[code, demo, video, blog] We present ImageBind, an approach to learn a joint embedding across 6 different modalities—images, text, audio, depth, thermal, and IMU data. We show that all combinations of paired data are not necessary to train such a joint embedding, and only image-paired data is sufficient to bind the modalities together.
ImageBind can leverage recent large scale vision-language models [such as CLIP], and extends their zero-shot capabilities to new modalities just by using their natural pairing with images. It enables novel emergent applications ‘out-of-the-box’ including cross-modal retrieval, composing modalities with arithmetic, cross-modal detection and generation.
The emergent capabilities improve with the strength of the image encoder and we set a new state-of-the-art on emergent zero-shot recognition tasks across modalities, outperforming specialist supervised models.
Finally, we show strong few-shot recognition results outperforming prior work, and that ImageBind serves as a new way to evaluate vision models for visual and non-visual tasks.
…A major obstacle in learning a true joint embedding is the absence of large quantities of multimodal data where all modalities are present together…we leverage the binding property of images and we show that just aligning each modality’s embedding to image embeddings leads to an emergent alignment across all of the modalities. In practice, ImageBind leverages web-scale (image, text) paired data and combines it with naturally occurring paired data such as (video, audio), (image, depth) etc. to learn a single joint embedding space. This allows ImageBind to implicitly align the text embeddings to other modalities such as audio, depth etc., enabling zero-shot recognition capabilities on that modality without explicit semantic or textual pairing. Moreover, we show that it can be initialized with large-scale vision-language models such as CLIP, thereby leveraging the rich image and text representations of these models. Thus, ImageBind can be applied to a variety of different modalities and tasks with little training.
We use large-scale image-text paired data along with naturally paired ‘self-supervised’ data across 4 new modalities—audio, depth, thermal, and Inertial Measurement Unit (IMU) readings—and show strong emergent zero-shot classification and retrieval performance on tasks for each of these modalities. These emergent properties improve as the underlying image representation is made stronger. On audio classification and retrieval benchmarks, ImageBind’s emergent zero-shot classification matches or outperforms specialist models trained with direct audio-text supervision on benchmarks like ESC, Clotho, & AudioCaps. ImageBind representations also outperform specialist supervised models on few-shot evaluation benchmarks. Finally, we show that ImageBind’s joint embeddings can be used for a wide variety of compositional tasks as illustrated in Figure 1, including cross-modal retrieval, combining embeddings via arithmetic, detecting audio sources in images, and generating images given audio input.
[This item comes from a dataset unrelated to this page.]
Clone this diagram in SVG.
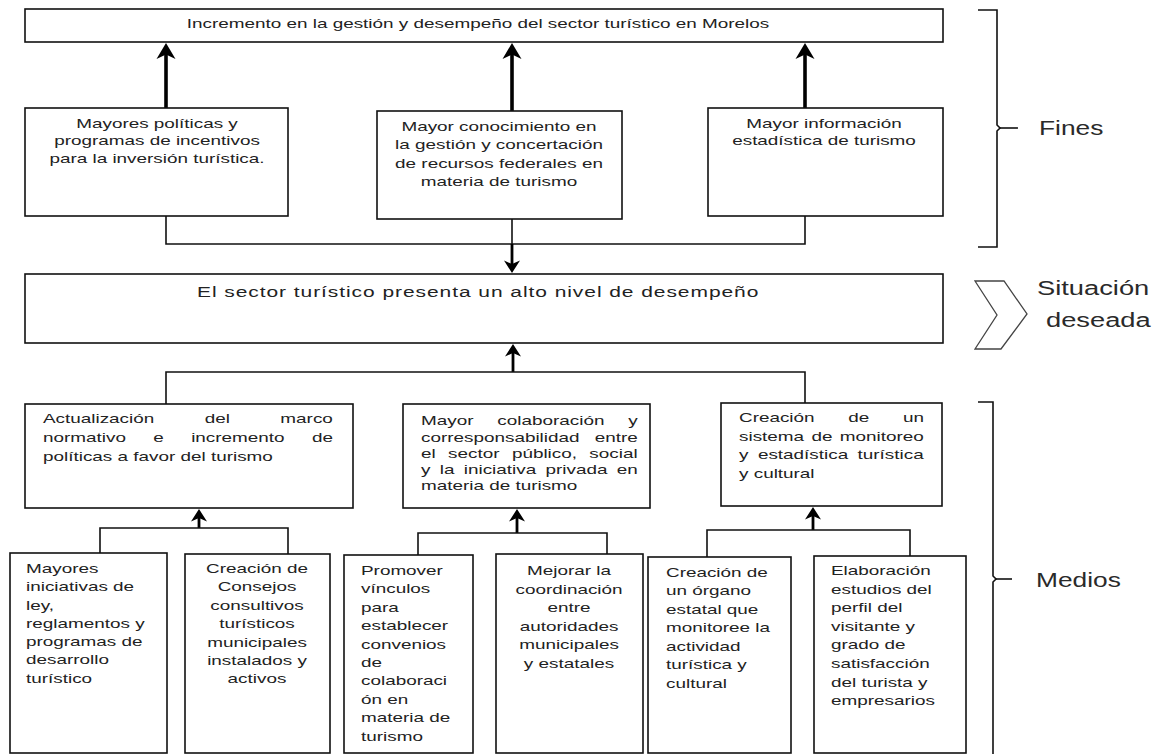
<svg xmlns="http://www.w3.org/2000/svg" width="1163" height="754" viewBox="0 0 1163 754">
<style>
.bx{fill:#fff;stroke:#111;stroke-width:1.6}
.ln{fill:none;stroke:#111;stroke-width:1.6}
.ar{fill:none;stroke:#000;stroke-width:3.6}
.ar2{fill:none;stroke:#000;stroke-width:2.8}
text{font-family:"Liberation Sans",Arial,sans-serif;fill:#222}
.t{font-size:13.5px}
.c{text-anchor:middle}
.lb{font-size:19.5px;fill:#2a2a2a}
</style>
<defs>
<marker id="ah" markerUnits="userSpaceOnUse" markerWidth="26" markerHeight="26" viewBox="-13 -13 26 26" refX="0" refY="0" orient="auto">
<path d="M9,0 L-7,-9.5 L-2.5,0 L-7,9.5 Z" fill="#000"/>
</marker>
<marker id="ah2" markerUnits="userSpaceOnUse" markerWidth="20" markerHeight="20" viewBox="-10 -10 20 20" refX="0" refY="0" orient="auto">
<path d="M7,0 L-5.5,-8 L-2,0 L-5.5,8 Z" fill="#000"/>
</marker>
</defs>

<g id="connectors">
<line class="ar" x1="166" y1="108" x2="166" y2="52" marker-end="url(#ah)"/>
<line class="ar" x1="512" y1="111" x2="512" y2="52" marker-end="url(#ah)"/>
<line class="ar" x1="805" y1="108" x2="805" y2="52" marker-end="url(#ah)"/>
<polyline class="ln" points="166,216 166,244 805,244 805,216"/>
<line class="ln" x1="512" y1="219" x2="512" y2="244"/>
<line class="ar2" x1="512" y1="244" x2="512" y2="266" marker-end="url(#ah2)"/>
<line class="ar2" x1="513" y1="372" x2="513" y2="351" marker-end="url(#ah2)"/>
<polyline class="ln" points="166,404 166,372 805,372 805,403"/>
<line class="ar2" x1="199" y1="528" x2="199" y2="516" marker-end="url(#ah2)"/>
<polyline class="ln" points="100,553 100,528 288,528 288,554"/>
<line class="ar2" x1="517" y1="533" x2="517" y2="516" marker-end="url(#ah2)"/>
<polyline class="ln" points="418,555 418,533 607,533 607,554"/>
<line class="ar2" x1="813" y1="530" x2="813" y2="514" marker-end="url(#ah2)"/>
<polyline class="ln" points="707,557 707,530 910,530 910,556"/>
</g>

<g id="fin-top">
<rect class="bx" x="25" y="9" width="918" height="33"/>
<text class="t c" transform="translate(478,28) scale(1.4 1)">Incremento en la gestión y desempeño del sector turístico en Morelos</text>
</g>

<g id="fin-1">
<rect class="bx" x="25" y="108" width="263" height="108"/>
<text class="t c" transform="translate(157,0) scale(1.4 1)"><tspan x="0" y="128">Mayores políticas y</tspan><tspan x="0" y="145.5">programas de incentivos</tspan><tspan x="0" y="163">para la inversión turística.</tspan></text>
</g>

<g id="fin-2">
<rect class="bx" x="377" y="111" width="245" height="108"/>
<text class="t c" transform="translate(499,0) scale(1.4 1)"><tspan x="0" y="131">Mayor conocimiento en</tspan><tspan x="0" y="149.5">la gestión y concertación</tspan><tspan x="0" y="168">de recursos federales en</tspan><tspan x="0" y="186.5">materia de turismo</tspan></text>
</g>

<g id="fin-3">
<rect class="bx" x="708" y="108" width="235" height="108"/>
<text class="t c" transform="translate(824,0) scale(1.4 1)"><tspan x="0" y="128">Mayor información</tspan><tspan x="0" y="145.5">estadística de turismo</tspan></text>
</g>

<g id="situacion">
<rect class="bx" x="25" y="274" width="918" height="69"/>
<text transform="translate(197,297) scale(1.4 1)" style="font-size:15px" textLength="401" lengthAdjust="spacing">El sector turístico presenta un alto nivel de desempeño</text>
</g>

<g id="medio-1">
<rect class="bx" x="25" y="404" width="328" height="104"/>
<text class="t" transform="translate(43,423) scale(1.4 1)" style="word-spacing:32.3px">Actualización del marco</text>
<text class="t" transform="translate(43,442) scale(1.4 1)" style="word-spacing:15.8px">normativo e incremento de</text>
<text class="t" transform="translate(43,461) scale(1.4 1)">políticas a favor del turismo</text>
</g>

<g id="medio-2">
<rect class="bx" x="403" y="404" width="247" height="104"/>
<text class="t" transform="translate(421,425) scale(1.4 1)" style="word-spacing:13.3px">Mayor colaboración y</text>
<text class="t" transform="translate(421,441.5) scale(1.4 1)" style="word-spacing:7.2px">corresponsabilidad entre</text>
<text class="t" transform="translate(421,457.5) scale(1.4 1)" style="word-spacing:5.1px">el sector público, social</text>
<text class="t" transform="translate(421,473.5) scale(1.4 1)" style="word-spacing:2.9px">y la iniciativa privada en</text>
<text class="t" transform="translate(421,489.5) scale(1.4 1)">materia de turismo</text>
</g>

<g id="medio-3">
<rect class="bx" x="721" y="403" width="221" height="103"/>
<text class="t" transform="translate(739,422) scale(1.4 1)" style="word-spacing:20.3px">Creación de un</text>
<text class="t" transform="translate(739,440.5) scale(1.4 1)" style="word-spacing:1.5px">sistema de monitoreo</text>
<text class="t" transform="translate(739,459) scale(1.4 1)" style="word-spacing:3px">y estadística turística</text>
<text class="t" transform="translate(739,477.5) scale(1.4 1)">y cultural</text>
</g>

<g id="accion-1">
<rect class="bx" x="10" y="553" width="157" height="200"/>
<text class="t" transform="translate(26,0) scale(1.4 1)"><tspan x="0" y="573">Mayores</tspan><tspan x="0" y="591.3">iniciativas de</tspan><tspan x="0" y="609.6">ley,</tspan><tspan x="0" y="627.9">reglamentos y</tspan><tspan x="0" y="646.2">programas de</tspan><tspan x="0" y="664.5">desarrollo</tspan><tspan x="0" y="682.8">turístico</tspan></text>
</g>

<g id="accion-2">
<rect class="bx" x="185" y="554" width="145" height="199"/>
<text class="t c" transform="translate(257,0) scale(1.4 1)"><tspan x="0" y="573">Creación de</tspan><tspan x="0" y="591.4">Consejos</tspan><tspan x="0" y="609.8">consultivos</tspan><tspan x="0" y="628.2">turísticos</tspan><tspan x="0" y="646.6">municipales</tspan><tspan x="0" y="665">instalados y</tspan><tspan x="0" y="683.4">activos</tspan></text>
</g>

<g id="accion-3">
<rect class="bx" x="344" y="555" width="129" height="198"/>
<text class="t" transform="translate(361,0) scale(1.4 1)"><tspan x="0" y="575">Promover</tspan><tspan x="0" y="593.4">vínculos</tspan><tspan x="0" y="611.8">para</tspan><tspan x="0" y="630.2">establecer</tspan><tspan x="0" y="648.6">convenios</tspan><tspan x="0" y="667">de</tspan><tspan x="0" y="685.4">colaboraci</tspan><tspan x="0" y="703.8">ón en</tspan><tspan x="0" y="722.2">materia de</tspan><tspan x="0" y="740.6">turismo</tspan></text>
</g>

<g id="accion-4">
<rect class="bx" x="496" y="554" width="147" height="199"/>
<text class="t c" transform="translate(569,0) scale(1.4 1)"><tspan x="0" y="575">Mejorar la</tspan><tspan x="0" y="593.6">coordinación</tspan><tspan x="0" y="612.2">entre</tspan><tspan x="0" y="630.8">autoridades</tspan><tspan x="0" y="649.4">municipales</tspan><tspan x="0" y="668">y estatales</tspan></text>
</g>

<g id="accion-5">
<rect class="bx" x="648" y="557" width="143" height="196"/>
<text class="t" transform="translate(666,0) scale(1.4 1)"><tspan x="0" y="577">Creación de</tspan><tspan x="0" y="595.5">un órgano</tspan><tspan x="0" y="614">estatal que</tspan><tspan x="0" y="632.5">monitoree la</tspan><tspan x="0" y="651">actividad</tspan><tspan x="0" y="669.5">turística y</tspan><tspan x="0" y="688">cultural</tspan></text>
</g>

<g id="accion-6">
<rect class="bx" x="814" y="556" width="152" height="197"/>
<text class="t" transform="translate(831,0) scale(1.4 1)"><tspan x="0" y="575">Elaboración</tspan><tspan x="0" y="593.6">estudios del</tspan><tspan x="0" y="612.2">perfil del</tspan><tspan x="0" y="630.8">visitante y</tspan><tspan x="0" y="649.4">grado de</tspan><tspan x="0" y="668">satisfacción</tspan><tspan x="0" y="686.6">del turista y</tspan><tspan x="0" y="705.2">empresarios</tspan></text>
</g>

<g id="fines-brace">
<path class="ln" d="M978,10 H997 V125 L1000,128 L997,131 V247 H978"/>
<line class="ln" x1="1000" y1="128" x2="1018" y2="128"/>
<text class="lb" transform="translate(1039,135) scale(1.35 1)">Fines</text>
</g>

<g id="situacion-label">
<polygon points="975,281 1004,281 1027,314 1001,349 975,349 997,315" fill="#fff" stroke="#444" stroke-width="1.3"/>
<text class="lb" transform="translate(1037,295) scale(1.4 1)">Situación</text>
<text class="lb" transform="translate(1046,327) scale(1.4 1)">deseada</text>
</g>

<g id="medios-brace">
<path class="ln" d="M978,402 H993 V576 L996,579 L993,582 V754"/>
<line class="ln" x1="996" y1="579" x2="1012" y2="579"/>
<text class="lb" transform="translate(1036,587) scale(1.35 1)">Medios</text>
</g>
</svg>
[Basically just an InfoNCE loss applied on every pair of modalities pairwise in a single embedding?]
…5.1. Scaling the Image Encoder: The central idea in ImageBind is aligning the embeddings of all modalities to image embeddings. Thus, the image embeddings plays a central role in the emergent alignment of unseen modalities and we study their effect on the emergent zero-shot performance. We vary the size of the image encoder and train an encoder for the depth, audio etc. modalities to match the image representation. To isolate the effect of the image representation, we fix the size of the other modality encoders. We use the pretrained CLIP (ViT-B and ViT-L) and OpenCLIP (ViT-H) image and text encoders for this experiment. Our results in Figure 6 show that ImageBind’s emergent zero-shot performance on all modalities improves with better visual features. For depth and audio classification, the stronger ViT-H vs. the ViT-B image encoder, provides a gain of 7% and 4% respectively. Thus, stronger visual features can improve recognition performance even on non-visual modalities.